The name "Union Square" comes from the square having been used as a recruitment and mustering site for the Union Army in the Civil War. A plaque commemorating the mustering site sits at the southwestern corner of the square between Somerville Avenue and Washington Street, and the Prospect Hill Monument is located several blocks away atop Prospect Hill. Union Square is now the commercial center of a primarily residential neighborhood with many restaurants, bars and neighborhood stores.

As the oldest and largest commercial area in the city, Union Square is home to a number of community institutions, including the Somerville Police headquarters, Somerville Community Access Television (SCATV), and Boston Free Radio.
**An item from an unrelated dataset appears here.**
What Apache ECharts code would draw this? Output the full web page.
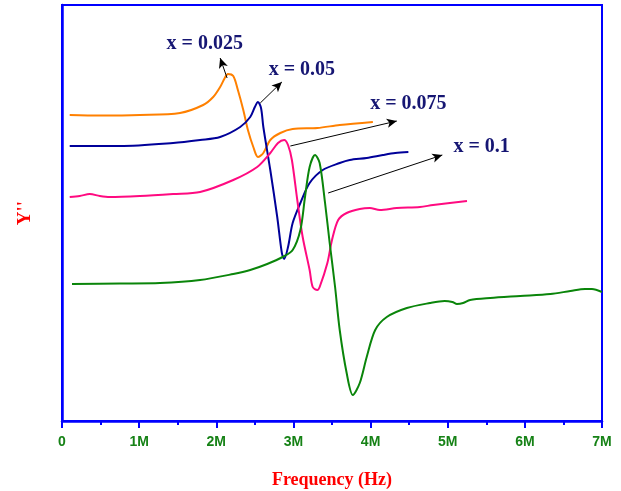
<!DOCTYPE html>
<html>
<head>
<meta charset="utf-8">
<script src="https://cdn.jsdelivr.net/npm/echarts@6/dist/echarts.min.js"></script>
<style>html,body{margin:0;padding:0;background:#fff}#c{width:621px;height:491px}</style>
</head>
<body>
<div id="c"></div>
<script>
// Frequency in MHz, Y'' in arbitrary units
var xTickLabels = ['0','1M','2M','3M','4M','5M','6M','7M'];

var freq025 = [0.10,0.49,1.01,1.53,1.83,1.96,2.05,2.11,2.15,2.22,2.28,2.35,2.41,2.48,2.54,2.61,2.70,2.83,2.99,3.31,3.60,4.03];
var y025    = [306,305.5,306,308,316,324,334,343,347,345,331,311,291,274,264,268,281,288,292,293,296,299];

var freq05 = [0.10,0.75,1.44,1.79,2.05,2.31,2.44,2.50,2.54,2.58,2.61,2.70,2.79,2.85,2.88,2.93,2.99,3.09,3.21,3.38,3.60,3.73,3.95,4.16,4.32,4.49];
var y05    = [275,275,278,281,284,294,304,314,319,313,294,251,204,168,162,174,198,218,238,251,258,261,263,266,268,269];

var freq075 = [0.10,0.23,0.36,0.49,0.62,1.01,1.44,1.79,2.22,2.53,2.70,2.80,2.88,2.93,2.98,3.05,3.12,3.21,3.25,3.31,3.34,3.44,3.50,3.58,3.69,3.86,3.99,4.12,4.34,4.64,4.81,5.25];
var y075    = [224,225,227,225,224,225,227,229,241,254,268,278,281,276,261,221,184,151,134,131,134,158,181,201,208,212,213,211,213,214,216,220];

var freq1 = [0.13,0.75,1.27,1.79,2.22,2.44,2.66,2.86,2.99,3.09,3.15,3.21,3.28,3.34,3.41,3.47,3.54,3.60,3.69,3.77,3.86,3.95,4.06,4.21,4.47,4.77,4.96,5.06,5.12,5.20,5.29,5.55,5.94,6.33,6.59,6.78,6.87,7.00];
var y1    = [137,137.5,138,141,147,151,157,164,171,191,224,254,266,258,218,178,134,91,48,26,38,64,91,104,113,118,120,119,117,118,121,123,125,127,130,132,132,129];

var seriesNames = ['x = 0.025','x = 0.05','x = 0.075','x = 0.1'];
// annotation anchors (data units): label centre, arrow start, arrow end
var labelPos  = [[1.85,377],[3.11,351],[4.49,317],[5.44,274]];
var arrowFrom = [[2.14,343],[2.57,318],[2.96,275],[3.45,228]];
var arrowTo   = [[2.05,363],[2.85,339],[4.34,300],[4.93,266]];

function zip(a,b){var r=[];for(var i=0;i<a.length;i++)r.push([a[i],b[i]]);return r;}

var colors = ['#ff8000','#000099','#ff0a80','#0a850a'];
var datas = [zip(freq025,y025), zip(freq05,y05), zip(freq075,y075), zip(freq1,y1)];

var series = datas.map(function(d,i){
  return {
    name:seriesNames[i], type:'line', data:d, smooth:0.3, symbol:'none',
    lineStyle:{color:colors[i], width:2}, z:2,
    markLine:{silent:true, symbol:['none','arrow'], symbolSize:[7,10], label:{show:false},
      lineStyle:{color:'#000', width:1, type:'solid'}, emphasis:{disabled:true},
      data:[[{coord:arrowFrom[i]},{coord:arrowTo[i]}]]}
  };
});

var chart = echarts.init(document.getElementById('c'));
chart.setOption({
  animation:false,
  grid:{left:62, right:19, top:5, bottom:70, outerBoundsMode:'none', containLabel:false,
    show:true, borderColor:'#0000ff', borderWidth:2},
  xAxis:{type:'value', min:0, max:7, interval:1,
    axisLine:{show:true, lineStyle:{color:'#0000ff', width:2.5}},
    axisTick:{show:true, length:7, lineStyle:{color:'#0000ff', width:2}},
    minorTick:{show:true, splitNumber:2, length:4, lineStyle:{color:'#0000ff', width:2}},
    splitLine:{show:false},
    axisLabel:{color:'#168216', fontFamily:'Liberation Sans', fontWeight:'bold', fontSize:14, margin:14,
      formatter:function(v){return xTickLabels[Math.round(v)];}},
    name:'Frequency (Hz)', nameLocation:'middle', nameGap:50,
    nameTextStyle:{color:'#ff0000', fontFamily:'Liberation Serif', fontWeight:'bold', fontSize:18}
  },
  yAxis:{type:'value', min:0, max:416,
    axisLine:{show:true, lineStyle:{color:'#0000ff', width:2.5}},
    axisTick:{show:false}, axisLabel:{show:false}, splitLine:{show:false},
    name:"Y''", nameLocation:'middle', nameGap:27, nameRotate:90,
    nameTextStyle:{color:'#ff0000', fontFamily:'Liberation Serif', fontWeight:'bold', fontSize:19}
  },
  series:series
});

// annotation texts placed at data coordinates
chart.setOption({
  graphic: labelPos.map(function(p,i){
    var px = chart.convertToPixel({gridIndex:0}, p);
    return {type:'text', x:px[0], y:px[1], z:100, silent:true,
      style:{text:seriesNames[i], fill:'#161673', font:'bold 20px "Liberation Serif"',
        align:'center', verticalAlign:'middle'}};
  })
});
</script>
</body>
</html>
Union Square was Somerville's earliest commercial district to develop when it was still a part of Charlestown. Early trade routes passed through the square and a tavern was built there as early as 1770. Originally called "Sand Pit Square," the area's sandy, clay pit-dotted pastures yielded a fine grade of silica used in glass and brick-making.
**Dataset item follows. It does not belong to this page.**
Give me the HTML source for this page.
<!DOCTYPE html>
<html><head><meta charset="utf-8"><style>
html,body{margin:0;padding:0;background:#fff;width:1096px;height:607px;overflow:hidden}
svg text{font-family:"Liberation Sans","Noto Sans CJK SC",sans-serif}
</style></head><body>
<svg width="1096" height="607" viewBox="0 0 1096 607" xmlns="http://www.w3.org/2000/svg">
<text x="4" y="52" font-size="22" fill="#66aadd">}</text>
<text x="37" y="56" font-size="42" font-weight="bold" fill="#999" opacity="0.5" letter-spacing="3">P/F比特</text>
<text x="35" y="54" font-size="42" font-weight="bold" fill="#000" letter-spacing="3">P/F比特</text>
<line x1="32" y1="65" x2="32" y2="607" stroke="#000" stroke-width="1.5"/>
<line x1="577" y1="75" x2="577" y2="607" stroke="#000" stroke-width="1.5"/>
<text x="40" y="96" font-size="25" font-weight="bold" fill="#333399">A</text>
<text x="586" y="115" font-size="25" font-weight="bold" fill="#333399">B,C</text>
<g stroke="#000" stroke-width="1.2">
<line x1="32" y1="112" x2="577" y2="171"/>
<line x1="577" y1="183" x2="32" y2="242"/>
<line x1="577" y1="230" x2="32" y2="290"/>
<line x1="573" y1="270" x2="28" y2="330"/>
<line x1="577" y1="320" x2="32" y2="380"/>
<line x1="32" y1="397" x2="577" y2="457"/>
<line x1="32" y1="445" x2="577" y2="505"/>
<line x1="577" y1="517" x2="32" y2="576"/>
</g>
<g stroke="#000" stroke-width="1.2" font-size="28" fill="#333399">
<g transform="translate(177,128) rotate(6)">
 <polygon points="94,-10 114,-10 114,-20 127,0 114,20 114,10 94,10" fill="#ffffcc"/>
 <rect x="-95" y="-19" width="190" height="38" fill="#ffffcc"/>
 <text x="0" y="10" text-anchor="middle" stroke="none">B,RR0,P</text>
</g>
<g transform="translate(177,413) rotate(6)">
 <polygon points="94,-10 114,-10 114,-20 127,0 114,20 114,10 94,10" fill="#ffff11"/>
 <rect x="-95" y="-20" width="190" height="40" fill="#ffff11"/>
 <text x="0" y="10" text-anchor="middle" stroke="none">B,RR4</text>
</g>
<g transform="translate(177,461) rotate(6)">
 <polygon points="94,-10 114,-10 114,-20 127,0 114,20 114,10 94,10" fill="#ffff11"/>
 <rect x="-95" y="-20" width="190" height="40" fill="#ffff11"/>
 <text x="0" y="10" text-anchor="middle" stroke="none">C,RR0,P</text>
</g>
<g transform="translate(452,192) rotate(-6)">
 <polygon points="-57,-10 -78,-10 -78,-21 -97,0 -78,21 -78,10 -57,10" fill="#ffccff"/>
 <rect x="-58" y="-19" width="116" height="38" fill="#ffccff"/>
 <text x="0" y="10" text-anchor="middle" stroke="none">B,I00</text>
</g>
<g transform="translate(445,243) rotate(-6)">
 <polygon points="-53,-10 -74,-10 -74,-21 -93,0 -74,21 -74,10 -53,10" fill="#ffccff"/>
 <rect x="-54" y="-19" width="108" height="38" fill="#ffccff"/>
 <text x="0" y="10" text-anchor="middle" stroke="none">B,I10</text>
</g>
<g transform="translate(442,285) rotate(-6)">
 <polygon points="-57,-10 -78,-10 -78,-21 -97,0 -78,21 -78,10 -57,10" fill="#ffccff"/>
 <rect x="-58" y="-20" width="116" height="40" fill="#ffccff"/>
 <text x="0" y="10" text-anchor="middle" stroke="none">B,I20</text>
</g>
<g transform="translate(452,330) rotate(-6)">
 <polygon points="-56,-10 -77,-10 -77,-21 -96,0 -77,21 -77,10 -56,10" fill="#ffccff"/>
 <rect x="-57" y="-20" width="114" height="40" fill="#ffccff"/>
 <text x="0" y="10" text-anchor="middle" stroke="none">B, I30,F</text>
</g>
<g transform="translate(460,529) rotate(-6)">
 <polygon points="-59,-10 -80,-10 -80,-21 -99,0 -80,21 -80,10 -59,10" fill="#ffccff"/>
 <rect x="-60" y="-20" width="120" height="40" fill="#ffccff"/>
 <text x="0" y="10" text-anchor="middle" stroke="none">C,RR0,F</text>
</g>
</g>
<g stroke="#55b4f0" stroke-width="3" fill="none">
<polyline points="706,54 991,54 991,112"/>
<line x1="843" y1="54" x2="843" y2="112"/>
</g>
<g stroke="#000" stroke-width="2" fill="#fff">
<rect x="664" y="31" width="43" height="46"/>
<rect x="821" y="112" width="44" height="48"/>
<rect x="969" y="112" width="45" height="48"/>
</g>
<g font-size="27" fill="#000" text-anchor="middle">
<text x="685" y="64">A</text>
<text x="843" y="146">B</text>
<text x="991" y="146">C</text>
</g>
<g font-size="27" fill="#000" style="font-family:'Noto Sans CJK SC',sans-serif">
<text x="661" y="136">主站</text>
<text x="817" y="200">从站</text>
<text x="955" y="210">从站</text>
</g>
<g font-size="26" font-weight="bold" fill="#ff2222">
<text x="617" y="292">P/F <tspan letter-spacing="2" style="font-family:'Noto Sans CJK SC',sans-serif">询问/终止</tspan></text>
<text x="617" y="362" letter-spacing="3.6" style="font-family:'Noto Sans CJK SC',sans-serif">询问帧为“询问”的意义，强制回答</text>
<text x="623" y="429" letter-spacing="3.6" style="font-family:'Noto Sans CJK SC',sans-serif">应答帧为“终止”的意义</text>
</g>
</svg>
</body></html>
It was during the American Revolution that Union Square took center stage. Because of its location and height providing panoramic views and control of Charlestown, Somerville, and Cambridge, Prospect Hill had great strategic importance in the Revolutionary War and became known as the "Citadel". The castle, dedicated in 1903, is a monument commemorating the fortifications atop the hill during that war. A tablet inside reads: "This tablet is erected in memory of the soldiers of the Revolution and of the Civil War who encamped on Prospect Hill and of the banners under which they valiantly fought."

Somerville is one of several municipalities claiming to have hosted the first raising of the Continental Union Flag (the flag of the United Colonies from 1775 to 1776 and de facto flag of the United States until 1777, when the 13 star flag was adopted). Tradition claims George Washington raised it on Prospect Hill on January 1, 1776, and a plaque there indicates such. However, some scholars dispute these traditional accounts, concluding the flag raised at Prospect Hill was probably a British Union Flag. Since a favorable pardon was then being offered to the rebelling colonists, the raising of a flag similar or identical to the Union Flag was briefly mistaken for a gesture of allegiance to the Crown.

In its early years, Somerville was an agricultural suburb, supplying the growing urban area surrounding Boston. For a time the Union Square area was known as Milk Row after the small farms surrounding it.